In Nunavut arbeiten viele Frauen und Männer aus Neufundland oder anderen Atlantikprovinzen als Lehrer, Krankenschwestern oder Baufachleute. Dadurch entstehen enge Kontakte zur Inuit-Bevölkerung. Über diese Kontaktpersonen suchen Inuit-Mütter, viele von ihnen noch minderjährig, weiße Adoptiveltern für ihre Babys.

So geschah es auch im Fall von Nathan und Carolyn Norman, einem Verkäufer und einer Krankenschwester aus Neufundland. Eine schwangere 24-jährige Inuit-Mutter, die bereits drei Kinder hatte und nicht mit deren Vater verheiratet war, kontaktierte die Normans über eine Bekannte.
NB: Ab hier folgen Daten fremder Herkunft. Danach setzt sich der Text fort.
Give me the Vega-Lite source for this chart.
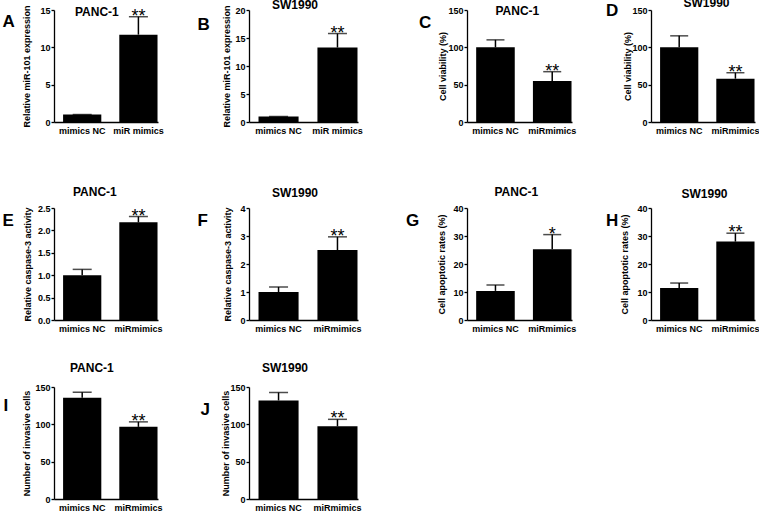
{
  "$schema": "https://vega.github.io/schema/vega-lite/v6.json",
  "background": "white",
  "padding": {"left": 2, "top": -3, "right": 0, "bottom": 0},
  "config": {
    "view": {"stroke": null},
    "font": "Liberation Sans",
    "axis": {"grid": false, "labelOverlap": false, "domainColor": "black", "tickColor": "black", "labelColor": "black", "titleColor": "black", "labelFont": "Liberation Sans", "titleFont": "Liberation Sans", "labelFontWeight": "bold", "labelFontSize": 9, "titleFontWeight": "bold", "titleFontSize": 9, "domainWidth": 1.3, "tickWidth": 1.3},
    "axisX": {"ticks": false, "labelPadding": 4, "labelAngle": 0, "titleAlign": "left", "titleBaseline": "middle", "titleFontSize": 17, "titleAngle": 0},
    "axisY": {"tickSize": 3, "labelPadding": 1, "titleBaseline": "middle", "titleAlign": "center", "labelFlush": false},
    "title": {"anchor": "start", "baseline": "alphabetic", "fontSize": 12, "font": "Liberation Sans", "fontWeight": "bold", "color": "black", "frame": "group"}
  },
  "columns": 4,
  "spacing": {"row": 67, "column": 79},
  "bounds": "flush",
  "align": "each",
  "concat": [
    {
      "width": 116, "height": 112,
      "title": {"text": "PANC-1", "dx": 21, "offset": -14},
      "data": {"values": [{"g": "mimics NC", "v": 1, "e": 1, "s": ""}, {"g": "miR mimics", "v": 11.7, "e": 14.1, "s": "**"}]},
      "encoding": {"x": {"field": "g", "type": "nominal", "sort": null, "scale": {"range": [0, 104], "paddingInner": 0.32, "paddingOuter": 0.085, "align": 0.95}, "axis": {"title": "A", "titleX": -52, "titleY": -101}}},
      "layer": [
        {"mark": {"type": "bar", "color": "black"}, "encoding": {"y": {"field": "v", "type": "quantitative", "scale": {"domain": [0, 15], "nice": false}, "axis": {"values": [0, 5, 10, 15], "format": "d", "tickCount": 20, "labelOverlap": false, "title": "Relative miR-101 expression", "titleX": -28, "titleY": 56}}}},
        {"mark": {"type": "rule", "strokeWidth": 1.5, "color": "black"}, "encoding": {"y": {"field": "v", "type": "quantitative"}, "y2": {"field": "e"}}},
        {"mark": {"type": "tick", "size": 19, "thickness": 1.5, "color": "black"}, "encoding": {"y": {"field": "e", "type": "quantitative"}}},
        {"mark": {"type": "text", "dy": 5, "baseline": "alphabetic", "fontSize": 18, "color": "black"}, "encoding": {"y": {"field": "e", "type": "quantitative"}, "text": {"field": "s"}}}
      ]
    },
    {
      "width": 138.5, "height": 112,
      "title": {"text": "SW1990", "dx": 23, "offset": -7},
      "data": {"values": [{"g": "mimics NC", "v": 1, "e": 1, "s": ""}, {"g": "miR mimics", "v": 13.3, "e": 15.8, "s": "**"}]},
      "encoding": {"x": {"field": "g", "type": "nominal", "sort": null, "scale": {"range": [0, 109], "paddingInner": 0.32, "paddingOuter": 0.085, "align": 0.95}, "axis": {"title": "B", "titleX": -52, "titleY": -97.5}}},
      "layer": [
        {"mark": {"type": "bar", "color": "black"}, "encoding": {"y": {"field": "v", "type": "quantitative", "scale": {"domain": [0, 20], "nice": false}, "axis": {"values": [0, 5, 10, 15, 20], "format": "d", "tickCount": 20, "labelOverlap": false, "title": "Relative miR-101 expression", "titleX": -23, "titleY": 56}}}},
        {"mark": {"type": "rule", "strokeWidth": 1.5, "color": "black"}, "encoding": {"y": {"field": "v", "type": "quantitative"}, "y2": {"field": "e"}}},
        {"mark": {"type": "tick", "size": 19, "thickness": 1.5, "color": "black"}, "encoding": {"y": {"field": "e", "type": "quantitative"}}},
        {"mark": {"type": "text", "dy": 5, "baseline": "alphabetic", "fontSize": 18, "color": "black"}, "encoding": {"y": {"field": "e", "type": "quantitative"}, "text": {"field": "s"}}}
      ]
    },
    {
      "width": 105, "height": 112,
      "title": {"text": "PANC-1", "dx": 28.5, "offset": -11.5},
      "data": {"values": [{"g": "mimics NC", "v": 100, "e": 110, "s": ""}, {"g": "miRmimics", "v": 55, "e": 67.4, "s": "**"}]},
      "encoding": {"x": {"field": "g", "type": "nominal", "sort": null, "scale": {"range": [0, 105], "paddingInner": 0.32, "paddingOuter": 0.085, "align": 0.95}, "axis": {"title": "C", "titleX": -48.5, "titleY": -99.5}}},
      "layer": [
        {"mark": {"type": "bar", "color": "black"}, "encoding": {"y": {"field": "v", "type": "quantitative", "scale": {"domain": [0, 150], "nice": false}, "axis": {"values": [0, 50, 100, 150], "format": "d", "tickCount": 20, "labelOverlap": false, "title": "Cell viability (%)", "titleX": -25, "titleY": 56}}}},
        {"mark": {"type": "rule", "strokeWidth": 1.5, "color": "black"}, "encoding": {"y": {"field": "v", "type": "quantitative"}, "y2": {"field": "e"}}},
        {"mark": {"type": "tick", "size": 18, "thickness": 1.5, "color": "black"}, "encoding": {"y": {"field": "e", "type": "quantitative"}}},
        {"mark": {"type": "text", "dy": 5, "baseline": "alphabetic", "fontSize": 18, "color": "black"}, "encoding": {"y": {"field": "e", "type": "quantitative"}, "text": {"field": "s"}}}
      ]
    },
    {
      "width": 105, "height": 112,
      "title": {"text": "SW1990", "dx": 32.5, "offset": -8.5},
      "data": {"values": [{"g": "mimics NC", "v": 100, "e": 115.4, "s": ""}, {"g": "miRmimics", "v": 58, "e": 66, "s": "**"}]},
      "encoding": {"x": {"field": "g", "type": "nominal", "sort": null, "scale": {"range": [0, 104], "paddingInner": 0.32, "paddingOuter": 0.085, "align": 0.95}, "axis": {"title": "D", "titleX": -45.5, "titleY": -111.5}}},
      "layer": [
        {"mark": {"type": "bar", "color": "black"}, "encoding": {"y": {"field": "v", "type": "quantitative", "scale": {"domain": [0, 150], "nice": false}, "axis": {"values": [0, 50, 100, 150], "format": "d", "tickCount": 20, "labelOverlap": false, "title": "Cell viability (%)", "titleX": -24, "titleY": 56}}}},
        {"mark": {"type": "rule", "strokeWidth": 1.5, "color": "black"}, "encoding": {"y": {"field": "v", "type": "quantitative"}, "y2": {"field": "e"}}},
        {"mark": {"type": "tick", "size": 18, "thickness": 1.5, "color": "black"}, "encoding": {"y": {"field": "e", "type": "quantitative"}}},
        {"mark": {"type": "text", "dy": 5, "baseline": "alphabetic", "fontSize": 18, "color": "black"}, "encoding": {"y": {"field": "e", "type": "quantitative"}, "text": {"field": "s"}}}
      ]
    },
    {
      "width": 116, "height": 131,
      "title": {"text": "PANC-1", "dx": 19, "offset": -9.5},
      "data": {"values": [{"g": "mimics NC", "v": 1.0, "e": 1.13, "s": ""}, {"g": "miRmimics", "v": 2.18, "e": 2.31, "s": "**"}]},
      "encoding": {"x": {"field": "g", "type": "nominal", "sort": null, "scale": {"range": [0, 104], "paddingInner": 0.32, "paddingOuter": 0.085, "align": 0.95}, "axis": {"title": "E", "titleX": -52, "titleY": -99.5}}},
      "layer": [
        {"mark": {"type": "bar", "color": "black"}, "encoding": {"y": {"field": "v", "type": "quantitative", "scale": {"domain": [0, 2.5], "nice": false, "range": [131, 19]}, "axis": {"values": [0, 0.5, 1, 1.5, 2, 2.5], "tickCount": 20, "labelOverlap": false, "format": ".1f", "title": "Relative caspase-3 activity", "titleX": -26.5, "titleY": 75}}}},
        {"mark": {"type": "rule", "strokeWidth": 1.5, "color": "black"}, "encoding": {"y": {"field": "v", "type": "quantitative"}, "y2": {"field": "e"}}},
        {"mark": {"type": "tick", "size": 19, "thickness": 1.5, "color": "black"}, "encoding": {"y": {"field": "e", "type": "quantitative"}}},
        {"mark": {"type": "text", "dy": 5, "baseline": "alphabetic", "fontSize": 18, "color": "black"}, "encoding": {"y": {"field": "e", "type": "quantitative"}, "text": {"field": "s"}}}
      ]
    },
    {
      "width": 138.5, "height": 131,
      "title": {"text": "SW1990", "dx": 23, "offset": -10.5},
      "data": {"values": [{"g": "mimics NC", "v": 1.0, "e": 1.18, "s": ""}, {"g": "miRmimics", "v": 2.5, "e": 2.97, "s": "**"}]},
      "encoding": {"x": {"field": "g", "type": "nominal", "sort": null, "scale": {"range": [0, 109], "paddingInner": 0.32, "paddingOuter": 0.085, "align": 0.95}, "axis": {"title": "F", "titleX": -52, "titleY": -99.5}}},
      "layer": [
        {"mark": {"type": "bar", "color": "black"}, "encoding": {"y": {"field": "v", "type": "quantitative", "scale": {"domain": [0, 4], "nice": false, "range": [131, 19]}, "axis": {"values": [0, 1, 2, 3, 4], "format": "d", "tickCount": 20, "labelOverlap": false, "title": "Relative caspase-3 activity", "titleX": -22, "titleY": 75}}}},
        {"mark": {"type": "rule", "strokeWidth": 1.5, "color": "black"}, "encoding": {"y": {"field": "v", "type": "quantitative"}, "y2": {"field": "e"}}},
        {"mark": {"type": "tick", "size": 19, "thickness": 1.5, "color": "black"}, "encoding": {"y": {"field": "e", "type": "quantitative"}}},
        {"mark": {"type": "text", "dy": 5, "baseline": "alphabetic", "fontSize": 18, "color": "black"}, "encoding": {"y": {"field": "e", "type": "quantitative"}, "text": {"field": "s"}}}
      ]
    },
    {
      "width": 105, "height": 131,
      "title": {"text": "PANC-1", "dx": 27.5, "offset": -10},
      "data": {"values": [{"g": "mimics NC", "v": 10.4, "e": 12.5, "s": ""}, {"g": "miRmimics", "v": 25.3, "e": 30.5, "s": "*"}]},
      "encoding": {"x": {"field": "g", "type": "nominal", "sort": null, "scale": {"range": [0, 105], "paddingInner": 0.32, "paddingOuter": 0.085, "align": 0.95}, "axis": {"title": "G", "titleX": -61.5, "titleY": -99.5}}},
      "layer": [
        {"mark": {"type": "bar", "color": "black"}, "encoding": {"y": {"field": "v", "type": "quantitative", "scale": {"domain": [0, 40], "nice": false, "range": [131, 19]}, "axis": {"values": [0, 10, 20, 30, 40], "format": "d", "tickCount": 20, "labelOverlap": false, "title": "Cell apoptotic rates (%)", "titleX": -25.5, "titleY": 75}}}},
        {"mark": {"type": "rule", "strokeWidth": 1.5, "color": "black"}, "encoding": {"y": {"field": "v", "type": "quantitative"}, "y2": {"field": "e"}}},
        {"mark": {"type": "tick", "size": 18, "thickness": 1.5, "color": "black"}, "encoding": {"y": {"field": "e", "type": "quantitative"}}},
        {"mark": {"type": "text", "dy": 5, "baseline": "alphabetic", "fontSize": 18, "color": "black"}, "encoding": {"y": {"field": "e", "type": "quantitative"}, "text": {"field": "s"}}}
      ]
    },
    {
      "width": 105, "height": 131,
      "title": {"text": "SW1990", "dx": 30.5, "offset": -11.5},
      "data": {"values": [{"g": "mimics NC", "v": 11.4, "e": 13.2, "s": ""}, {"g": "miRmimics", "v": 28, "e": 31, "s": "**"}]},
      "encoding": {"x": {"field": "g", "type": "nominal", "sort": null, "scale": {"range": [0, 104], "paddingInner": 0.32, "paddingOuter": 0.085, "align": 0.95}, "axis": {"title": "H", "titleX": -45.5, "titleY": -100}}},
      "layer": [
        {"mark": {"type": "bar", "color": "black"}, "encoding": {"y": {"field": "v", "type": "quantitative", "scale": {"domain": [0, 40], "nice": false, "range": [131, 19]}, "axis": {"values": [0, 10, 20, 30, 40], "format": "d", "tickCount": 20, "labelOverlap": false, "title": "Cell apoptotic rates (%)", "titleX": -26.5, "titleY": 75}}}},
        {"mark": {"type": "rule", "strokeWidth": 1.5, "color": "black"}, "encoding": {"y": {"field": "v", "type": "quantitative"}, "y2": {"field": "e"}}},
        {"mark": {"type": "tick", "size": 18, "thickness": 1.5, "color": "black"}, "encoding": {"y": {"field": "e", "type": "quantitative"}}},
        {"mark": {"type": "text", "dy": 5, "baseline": "alphabetic", "fontSize": 18, "color": "black"}, "encoding": {"y": {"field": "e", "type": "quantitative"}, "text": {"field": "s"}}}
      ]
    },
    {
      "width": 116, "height": 112,
      "title": {"text": "PANC-1", "dx": 16, "offset": 8},
      "data": {"values": [{"g": "mimics NC", "v": 135.5, "e": 143, "s": ""}, {"g": "miRmimics", "v": 96.6, "e": 103.3, "s": "**"}]},
      "encoding": {"x": {"field": "g", "type": "nominal", "sort": null, "scale": {"range": [0, 104], "paddingInner": 0.32, "paddingOuter": 0.085, "align": 0.95}, "axis": {"title": "I", "titleX": -51, "titleY": -93.5}}},
      "layer": [
        {"mark": {"type": "bar", "color": "black"}, "encoding": {"y": {"field": "v", "type": "quantitative", "scale": {"domain": [0, 150], "nice": false}, "axis": {"values": [0, 50, 100, 150], "format": "d", "tickCount": 20, "labelOverlap": false, "title": "Number of invasive cells", "titleX": -27.5, "titleY": 56}}}},
        {"mark": {"type": "rule", "strokeWidth": 1.5, "color": "black"}, "encoding": {"y": {"field": "v", "type": "quantitative"}, "y2": {"field": "e"}}},
        {"mark": {"type": "tick", "size": 19, "thickness": 1.5, "color": "black"}, "encoding": {"y": {"field": "e", "type": "quantitative"}}},
        {"mark": {"type": "text", "dy": 5, "baseline": "alphabetic", "fontSize": 18, "color": "black"}, "encoding": {"y": {"field": "e", "type": "quantitative"}, "text": {"field": "s"}}}
      ]
    },
    {
      "width": 138.5, "height": 112,
      "title": {"text": "SW1990", "dx": 13, "offset": 8},
      "data": {"values": [{"g": "mimics NC", "v": 132, "e": 142.6, "s": ""}, {"g": "miRmimics", "v": 97.3, "e": 106.7, "s": "**"}]},
      "encoding": {"x": {"field": "g", "type": "nominal", "sort": null, "scale": {"range": [0, 109], "paddingInner": 0.32, "paddingOuter": 0.085, "align": 0.95}, "axis": {"title": "J", "titleX": -49, "titleY": -89.5}}},
      "layer": [
        {"mark": {"type": "bar", "color": "black"}, "encoding": {"y": {"field": "v", "type": "quantitative", "scale": {"domain": [0, 150], "nice": false}, "axis": {"values": [0, 50, 100, 150], "format": "d", "tickCount": 20, "labelOverlap": false, "title": "Number of invasive cells", "titleX": -24, "titleY": 56}}}},
        {"mark": {"type": "rule", "strokeWidth": 1.5, "color": "black"}, "encoding": {"y": {"field": "v", "type": "quantitative"}, "y2": {"field": "e"}}},
        {"mark": {"type": "tick", "size": 19, "thickness": 1.5, "color": "black"}, "encoding": {"y": {"field": "e", "type": "quantitative"}}},
        {"mark": {"type": "text", "dy": 5, "baseline": "alphabetic", "fontSize": 18, "color": "black"}, "encoding": {"y": {"field": "e", "type": "quantitative"}, "text": {"field": "s"}}}
      ]
    }
  ]
}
Die Adoption wurde während eines Telefonats vereinbart, und drei Monate später holten die Normans ihren Adoptivsohn Tyler auf dem Flughafen von Nunavuts Hauptort Iqaluit ab.

Der leibliche Vater übergab dem Adoptivvater den neun Tage alten Säugling mit dem Worten: "Hier, Dad, hier ist dein Sohn." Die Richtlinien des Gesundheits- und Sozialministeriums von Nunavut verlangen für weiße Adoptiveltern aus anderen Provinzen allerdings eine Überprüfung des Adoptionsprozesses durch die Behörden.

Yasmina Pepa, Sprecherin des Ministeriums, betont, dass es keinen Massenexodus von Inuit-Babys aus Nunavut gebe: "Im vergangenen Jahr waren es nur etwa fünfzehn Adoptivkinder." In Neufundland treffen sich die Familien adoptierter Inuit-Kinder jedes Jahr und lassen während drei Tagen Inuit-Bräuche auferstehen, "traditionelle Spiele wie Eulenhüpfen oder Robbenkriechen", erzählt Paula Roberts.

Paula Roberts sagt, dass sich alle Familien bemühten, den Kontakt ihrer Kinder zur Inuit-Kultur zu ermöglichen: "Unser Sohn war vier Jahre alt, als er zum ersten Mal auf die Elch-Jagd ging." Mit seiner Ursprungsfamilie in Nunavut ist der heute acht Jahre alte Ian in Kontakt. Seine Adoptiveltern wollen ihm später auch Nunavut zeigen. Ian übt sich derweil in einer uralten Inuit-Tradition: dem Kehlkopfsingen.